The Winkels are known for their height. Their father is 6-foot-3, Cade is 6-4, and Angelo, the youngest, comes in at a towering 6-9.
“I was expecting to be 6-foot-6, or 6-foot-7,” Angelo said. “In our family, the youngest is usually the tallest. I just stretched.”
For new Bishop Garrigan head coach Mark Meister, who took over the program on Feb. 15 from Harry Condoleon, having the Winkel brothers makes his life easier, simply because both of them can do so much on the court, and do it so uniquely. Cade, a junior, brings leadership and a multitude of skills.

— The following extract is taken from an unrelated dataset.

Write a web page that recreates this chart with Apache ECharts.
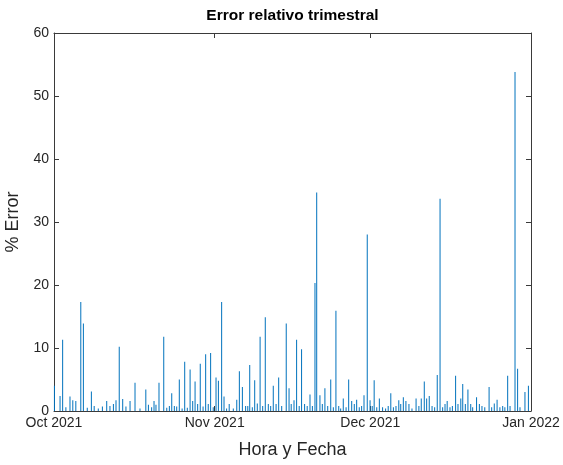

“Cade is like a Swiss Army knife,” Meister said. “You can throw Cade out there, and he can do anything in any situation. He help-defends well, rebound pass, great shooter with touch...he’s capable of anything on the court.”
As for Angelo, his size and ability block shots is his biggest weapon.
“Angelo, being 6-foot-9, on defense, he changes your shot,” Meister said. “On the corner, as a guard, you’re immediately intimidated when you see him,... offensively, the footwork, the low block. He’s starting to get a little bit of a mid-range shot right now. He’s a force to be reckoned with.”
The success that Bishop Garrigan has had this season comes in spite of the drama of losing their head coach of the past five years. In the past few weeks, the Golden Bears have had to adjust to a new coach, while trying to focus on preparing for their postseason opponents. Their next challenge is, against Janesville (19-4).